(begin)
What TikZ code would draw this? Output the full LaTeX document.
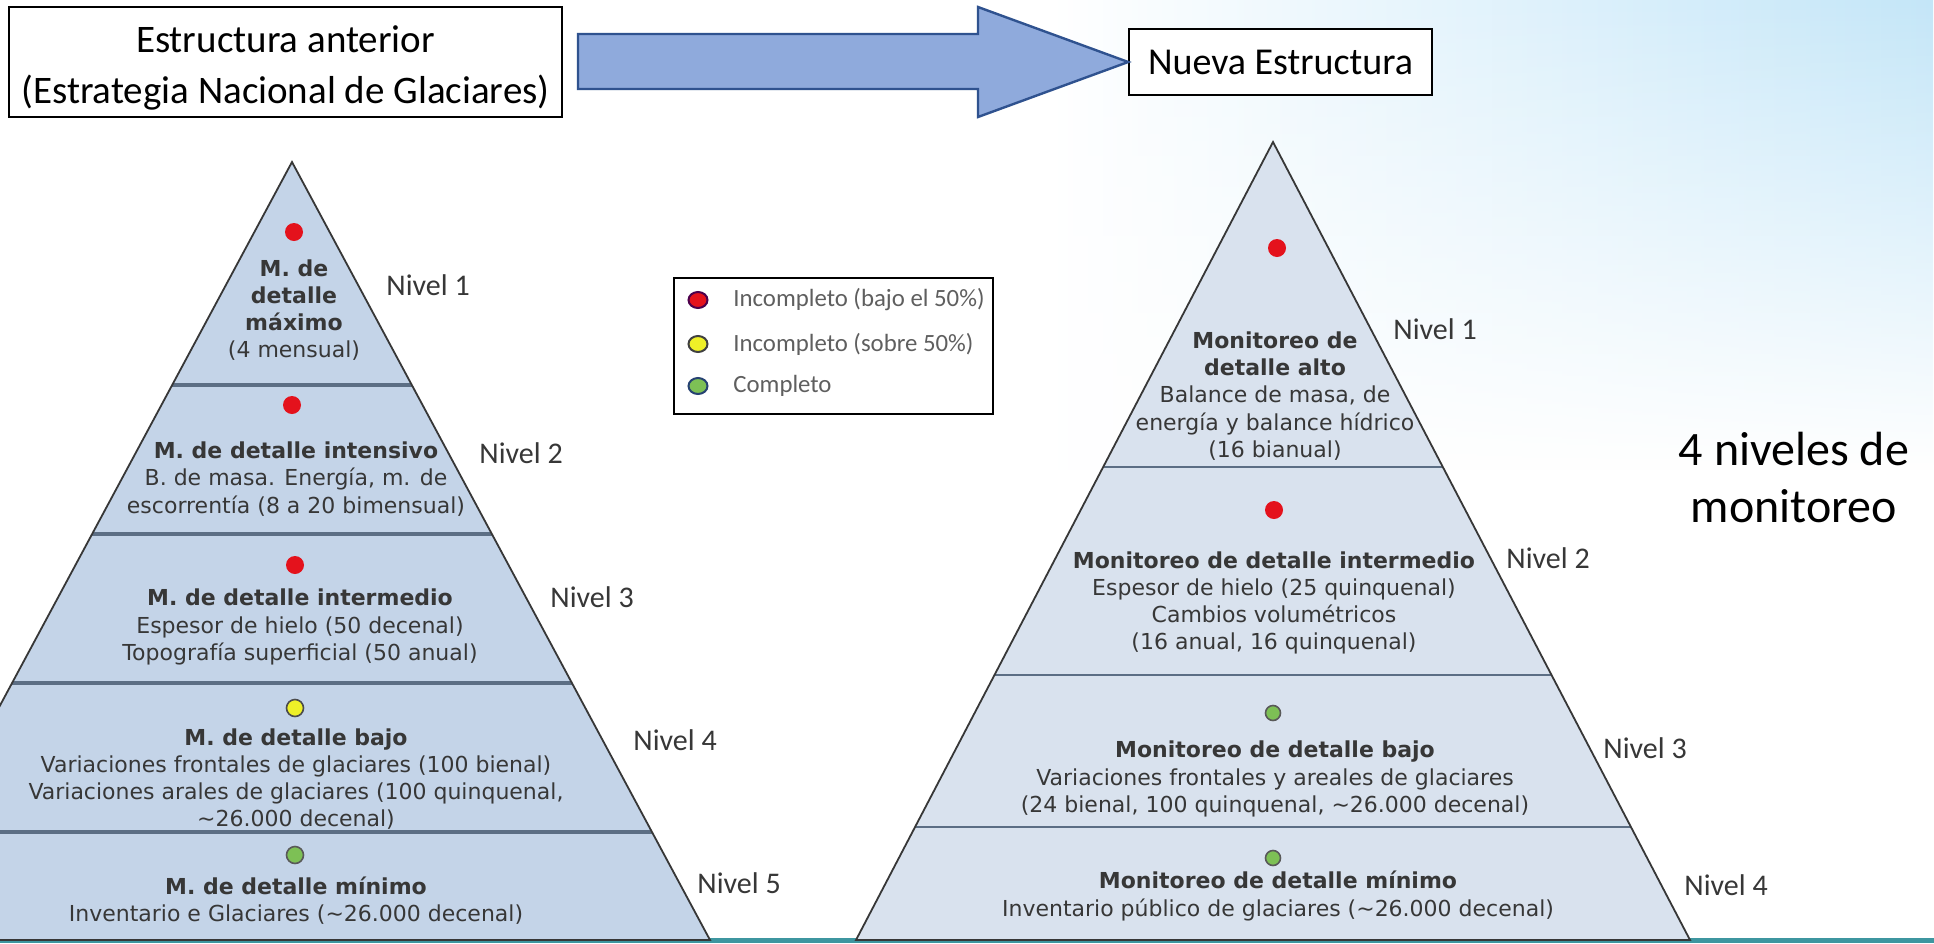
\documentclass[tikz,border=0pt]{standalone}
\usepackage{fontspec}
\setmainfont{Carlito}
\newfontfamily\pyrfont{DejaVu Sans}
\usetikzlibrary{fadings,shapes.geometric}
\definecolor{arrowfill}{RGB}{143,170,220}
\definecolor{arrowline}{RGB}{47,82,143}
\definecolor{pyrleft}{RGB}{196,212,232}
\definecolor{pyrright}{RGB}{217,226,238}
\definecolor{divline}{RGB}{92,110,132}
\definecolor{pyredge}{RGB}{55,55,55}
\definecolor{txtgrey}{RGB}{55,55,55}
\definecolor{legtxt}{RGB}{95,95,95}
\definecolor{bgblue}{RGB}{196,230,248}
\definecolor{teal1}{RGB}{62,150,160}
\definecolor{dotred}{RGB}{228,18,28}
\definecolor{dotyellow}{RGB}{238,240,40}
\definecolor{dotgreen}{RGB}{125,192,85}
\tikzfading[name=fadedown, top color=transparent!0, bottom color=transparent!100]
\tikzset{
  titlebox/.style={draw=black, line width=0.8pt, fill=white, align=center, inner sep=0pt},
  lvl/.style={font=\fontsize{15}{18}\selectfont, text=txtgrey, anchor=west, inner sep=0pt},
  ptext/.style={align=center, font=\pyrfont\fontsize{11}{13.6}\selectfont, text=txtgrey, inner sep=0pt},
  reddot/.style={circle, fill=dotred, minimum size=9pt, inner sep=0pt},
  yeldot/.style={circle, fill=dotyellow, draw=black!70, line width=0.8pt, minimum size=8.5pt, inner sep=0pt},
  grndot/.style={circle, fill=dotgreen, draw=black!65, line width=0.8pt, minimum size=8.5pt, inner sep=0pt},
  legdot/.style={ellipse, minimum width=9.5pt, minimum height=8pt, inner sep=0pt, line width=1pt},
  legtext/.style={anchor=west, inner sep=0pt, text=legtxt, font=\fontsize{12.4}{15}\selectfont},
  divider/.style={draw=divline, line width=1.8pt},
  pyrline/.style={draw=pyredge, line width=0.9pt, line join=miter}
}
\begin{document}
\begin{tikzpicture}[x=0.5pt,y=-0.5pt]
\useasboundingbox (0,0) rectangle (1934,943);
\fill[white] (0,0) rectangle (1934,943);
% background gradient (slide)
\shade[left color=white, right color=bgblue, path fading=fadedown] (1050,0) rectangle (1934,470);
% bottom teal line
\fill[teal1] (0,938) rectangle (1934,943);

% ---------- left pyramid ----------
\begin{scope}
\clip (0,0) rectangle (1934,943);
\fill[pyrleft] (292,162) -- (710,940) -- (-126,940) -- cycle;
\draw[divider] (172,385) -- (412,385);
\draw[divider] (92,534) -- (492,534);
\draw[divider] (12,683) -- (572,683);
\draw[divider] (-68,832) -- (652,832);
\draw[pyrline] (292,162) -- (710,940) -- (-126,940) -- cycle;
\end{scope}

\node[reddot] (ld1) at (294,232) {};
\node[reddot] (ld2) at (292,405) {};
\node[reddot] (ld3) at (295,565) {};
\node[yeldot] (ld4) at (295,708) {};
\node[grndot] (ld5) at (295,855) {};

\node[ptext] (lt1) at (294,310) {{\bfseries M. de}\\{\bfseries detalle}\\{\bfseries máximo}\\(4 mensual)};
\node[ptext] (lt2) at (296,479) {{\bfseries M. de detalle intensivo}\\B. de masa. Energía, m. de\\escorrentía (8 a 20 bimensual)};
\node[ptext] (lt3) at (300,627) {{\bfseries M. de detalle intermedio}\\Espesor de hielo (50 decenal)\\Topografía superficial (50 anual)};
\node[ptext] (lt4) at (296,779) {{\bfseries M. de detalle bajo}\\Variaciones frontales de glaciares (100 bienal)\\Variaciones arales de glaciares (100 quinquenal,\\\textasciitilde26.000 decenal)};
\node[ptext] (lt5) at (296,901) {{\bfseries M. de detalle mínimo}\\Inventario e Glaciares (\textasciitilde26.000 decenal)};

\node[lvl] (ln1) at (386,285) {Nivel 1};
\node[lvl] (ln2) at (479,453) {Nivel 2};
\node[lvl] (ln3) at (550,597) {Nivel 3};
\node[lvl] (ln4) at (633,740) {Nivel 4};
\node[lvl] (ln5) at (697,883) {Nivel 5};

% ---------- right pyramid ----------
\fill[pyrright] (1273,142) -- (1690,940) -- (856,940) -- cycle;
\draw[divider, line width=1.4pt] (1103,467) -- (1443,467);
\draw[divider, line width=1.4pt] (994,675) -- (1552,675);
\draw[divider, line width=1.4pt] (915,827) -- (1631,827);
\draw[pyrline] (1273,142) -- (1690,940) -- (856,940) -- cycle;

\node[reddot] (rd1) at (1277,248) {};
\node[reddot] (rd2) at (1274,510) {};
\node[grndot, minimum size=7.5pt] (rd3) at (1273,713) {};
\node[grndot, minimum size=7.5pt] (rd4) at (1273,858) {};

\node[ptext] (rt1) at (1275,396) {{\bfseries Monitoreo de}\\{\bfseries detalle alto}\\Balance de masa, de\\energía y balance hídrico\\(16 bianual)};
\node[ptext] (rt2) at (1274,603) {{\bfseries Monitoreo de detalle intermedio}\\Espesor de hielo (25 quinquenal)\\Cambios volumétricos\\(16 anual, 16 quinquenal)};
\node[ptext] (rt3) at (1275,779) {{\bfseries Monitoreo de detalle bajo}\\Variaciones frontales y areales de glaciares\\(24 bienal, 100 quinquenal, \textasciitilde26.000 decenal)};
\node[ptext] (rt4) at (1278,896) {{\bfseries Monitoreo de detalle mínimo}\\Inventario público de glaciares (\textasciitilde26.000 decenal)};

\node[lvl] (rn1) at (1393,329) {Nivel 1};
\node[lvl] (rn2) at (1506,558) {Nivel 2};
\node[lvl] (rn3) at (1603,748) {Nivel 3};
\node[lvl] (rn4) at (1684,885) {Nivel 4};

% ---------- legend ----------
\node[draw=black, line width=0.8pt, fill=white, minimum width=159.5pt, minimum height=68pt, inner sep=0pt] (legend) at (833.5,346) {};
\node[legdot, fill=dotred, draw=violet!60!black] (lg1) at (698,300) {};
\node[legdot, fill=dotyellow, draw=black!75] (lg2) at (698,344) {};
\node[legdot, fill=dotgreen, draw=arrowline!80!black] (lg3) at (698,386) {};
\node[legtext] (lgt1) at (733,300) {Incompleto (bajo el 50\%)};
\node[legtext] (lgt2) at (733,344) {Incompleto (sobre 50\%)};
\node[legtext] (lgt3) at (733,386) {Completo};

% ---------- title boxes and arrow ----------
\node[titlebox, minimum width=276.5pt, minimum height=55pt] (box1) at (285.5,62) {};
\node[align=center, inner sep=0pt, font=\fontsize{19.5}{25.5}\selectfont] (box1text) at (285.5,68) {Estructura anterior\\(Estrategia Nacional de Glaciares)};
\node[titlebox, minimum width=151.5pt, minimum height=33pt, font=\fontsize{19}{22}\selectfont] (box2) at (1280.5,62) {Nueva Estructura};
\coordinate (arrtail) at (578,62);
\fill[arrowfill, draw=arrowline, line width=1.2pt, line join=miter]
  (arrtail) ++(0,-28) -- (978,34) -- (978,7) -- (box2.west) -- (978,117) -- (978,89) -- (578,89) -- cycle;

\node[align=center, inner sep=0pt, font=\fontsize{24}{28.5}\selectfont] (note) at (1794,478) {4 niveles de\\monitoreo};
\end{tikzpicture}
\end{document}
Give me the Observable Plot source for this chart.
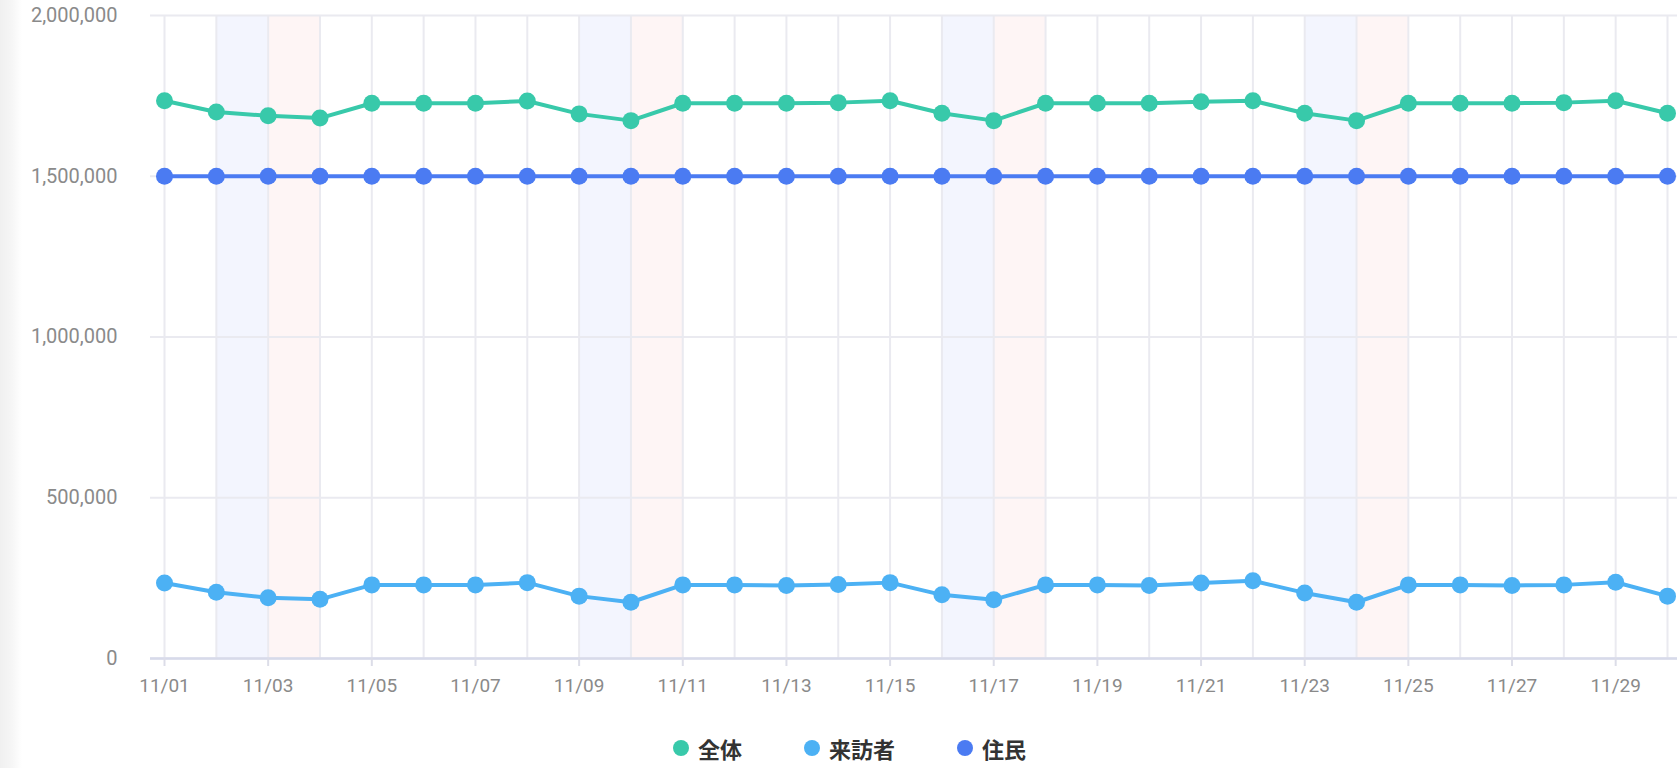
(end)
→ **Exercise brief**
Transcribe all the data word for word; the images stay out.

→ **Worked solution**
What TikZ code would draw this? Output the full LaTeX document.
\documentclass[tikz,border=0pt]{standalone}
\usepackage{fontspec}
\setmainfont{Carlito}
\newfontfamily\pyrfont{DejaVu Sans}
\usetikzlibrary{fadings,shapes.geometric}
\definecolor{arrowfill}{RGB}{143,170,220}
\definecolor{arrowline}{RGB}{47,82,143}
\definecolor{pyrleft}{RGB}{196,212,232}
\definecolor{pyrright}{RGB}{217,226,238}
\definecolor{divline}{RGB}{92,110,132}
\definecolor{pyredge}{RGB}{55,55,55}
\definecolor{txtgrey}{RGB}{55,55,55}
\definecolor{legtxt}{RGB}{95,95,95}
\definecolor{bgblue}{RGB}{196,230,248}
\definecolor{teal1}{RGB}{62,150,160}
\definecolor{dotred}{RGB}{228,18,28}
\definecolor{dotyellow}{RGB}{238,240,40}
\definecolor{dotgreen}{RGB}{125,192,85}
\tikzfading[name=fadedown, top color=transparent!0, bottom color=transparent!100]
\tikzset{
  titlebox/.style={draw=black, line width=0.8pt, fill=white, align=center, inner sep=0pt},
  lvl/.style={font=\fontsize{15}{18}\selectfont, text=txtgrey, anchor=west, inner sep=0pt},
  ptext/.style={align=center, font=\pyrfont\fontsize{11}{13.6}\selectfont, text=txtgrey, inner sep=0pt},
  reddot/.style={circle, fill=dotred, minimum size=9pt, inner sep=0pt},
  yeldot/.style={circle, fill=dotyellow, draw=black!70, line width=0.8pt, minimum size=8.5pt, inner sep=0pt},
  grndot/.style={circle, fill=dotgreen, draw=black!65, line width=0.8pt, minimum size=8.5pt, inner sep=0pt},
  legdot/.style={ellipse, minimum width=9.5pt, minimum height=8pt, inner sep=0pt, line width=1pt},
  legtext/.style={anchor=west, inner sep=0pt, text=legtxt, font=\fontsize{12.4}{15}\selectfont},
  divider/.style={draw=divline, line width=1.8pt},
  pyrline/.style={draw=pyredge, line width=0.9pt, line join=miter}
}
\begin{document}
\begin{tikzpicture}[x=0.5pt,y=-0.5pt]
\useasboundingbox (0,0) rectangle (1934,943);
\fill[white] (0,0) rectangle (1934,943);
% background gradient (slide)
\shade[left color=white, right color=bgblue, path fading=fadedown] (1050,0) rectangle (1934,470);
% bottom teal line
\fill[teal1] (0,938) rectangle (1934,943);

% ---------- left pyramid ----------
\begin{scope}
\clip (0,0) rectangle (1934,943);
\fill[pyrleft] (292,162) -- (710,940) -- (-126,940) -- cycle;
\draw[divider] (172,385) -- (412,385);
\draw[divider] (92,534) -- (492,534);
\draw[divider] (12,683) -- (572,683);
\draw[divider] (-68,832) -- (652,832);
\draw[pyrline] (292,162) -- (710,940) -- (-126,940) -- cycle;
\end{scope}

\node[reddot] (ld1) at (294,232) {};
\node[reddot] (ld2) at (292,405) {};
\node[reddot] (ld3) at (295,565) {};
\node[yeldot] (ld4) at (295,708) {};
\node[grndot] (ld5) at (295,855) {};

\node[ptext] (lt1) at (294,310) {{\bfseries M. de}\\{\bfseries detalle}\\{\bfseries máximo}\\(4 mensual)};
\node[ptext] (lt2) at (296,479) {{\bfseries M. de detalle intensivo}\\B. de masa. Energía, m. de\\escorrentía (8 a 20 bimensual)};
\node[ptext] (lt3) at (300,627) {{\bfseries M. de detalle intermedio}\\Espesor de hielo (50 decenal)\\Topografía superficial (50 anual)};
\node[ptext] (lt4) at (296,779) {{\bfseries M. de detalle bajo}\\Variaciones frontales de glaciares (100 bienal)\\Variaciones arales de glaciares (100 quinquenal,\\\textasciitilde26.000 decenal)};
\node[ptext] (lt5) at (296,901) {{\bfseries M. de detalle mínimo}\\Inventario e Glaciares (\textasciitilde26.000 decenal)};

\node[lvl] (ln1) at (386,285) {Nivel 1};
\node[lvl] (ln2) at (479,453) {Nivel 2};
\node[lvl] (ln3) at (550,597) {Nivel 3};
\node[lvl] (ln4) at (633,740) {Nivel 4};
\node[lvl] (ln5) at (697,883) {Nivel 5};

% ---------- right pyramid ----------
\fill[pyrright] (1273,142) -- (1690,940) -- (856,940) -- cycle;
\draw[divider, line width=1.4pt] (1103,467) -- (1443,467);
\draw[divider, line width=1.4pt] (994,675) -- (1552,675);
\draw[divider, line width=1.4pt] (915,827) -- (1631,827);
\draw[pyrline] (1273,142) -- (1690,940) -- (856,940) -- cycle;

\node[reddot] (rd1) at (1277,248) {};
\node[reddot] (rd2) at (1274,510) {};
\node[grndot, minimum size=7.5pt] (rd3) at (1273,713) {};
\node[grndot, minimum size=7.5pt] (rd4) at (1273,858) {};

\node[ptext] (rt1) at (1275,396) {{\bfseries Monitoreo de}\\{\bfseries detalle alto}\\Balance de masa, de\\energía y balance hídrico\\(16 bianual)};
\node[ptext] (rt2) at (1274,603) {{\bfseries Monitoreo de detalle intermedio}\\Espesor de hielo (25 quinquenal)\\Cambios volumétricos\\(16 anual, 16 quinquenal)};
\node[ptext] (rt3) at (1275,779) {{\bfseries Monitoreo de detalle bajo}\\Variaciones frontales y areales de glaciares\\(24 bienal, 100 quinquenal, \textasciitilde26.000 decenal)};
\node[ptext] (rt4) at (1278,896) {{\bfseries Monitoreo de detalle mínimo}\\Inventario público de glaciares (\textasciitilde26.000 decenal)};

\node[lvl] (rn1) at (1393,329) {Nivel 1};
\node[lvl] (rn2) at (1506,558) {Nivel 2};
\node[lvl] (rn3) at (1603,748) {Nivel 3};
\node[lvl] (rn4) at (1684,885) {Nivel 4};

% ---------- legend ----------
\node[draw=black, line width=0.8pt, fill=white, minimum width=159.5pt, minimum height=68pt, inner sep=0pt] (legend) at (833.5,346) {};
\node[legdot, fill=dotred, draw=violet!60!black] (lg1) at (698,300) {};
\node[legdot, fill=dotyellow, draw=black!75] (lg2) at (698,344) {};
\node[legdot, fill=dotgreen, draw=arrowline!80!black] (lg3) at (698,386) {};
\node[legtext] (lgt1) at (733,300) {Incompleto (bajo el 50\%)};
\node[legtext] (lgt2) at (733,344) {Incompleto (sobre 50\%)};
\node[legtext] (lgt3) at (733,386) {Completo};

% ---------- title boxes and arrow ----------
\node[titlebox, minimum width=276.5pt, minimum height=55pt] (box1) at (285.5,62) {};
\node[align=center, inner sep=0pt, font=\fontsize{19.5}{25.5}\selectfont] (box1text) at (285.5,68) {Estructura anterior\\(Estrategia Nacional de Glaciares)};
\node[titlebox, minimum width=151.5pt, minimum height=33pt, font=\fontsize{19}{22}\selectfont] (box2) at (1280.5,62) {Nueva Estructura};
\coordinate (arrtail) at (578,62);
\fill[arrowfill, draw=arrowline, line width=1.2pt, line join=miter]
  (arrtail) ++(0,-28) -- (978,34) -- (978,7) -- (box2.west) -- (978,117) -- (978,89) -- (578,89) -- cycle;

\node[align=center, inner sep=0pt, font=\fontsize{24}{28.5}\selectfont] (note) at (1794,478) {4 niveles de\\monitoreo};
\end{tikzpicture}
\end{document}
Give me the Observable Plot source for this chart.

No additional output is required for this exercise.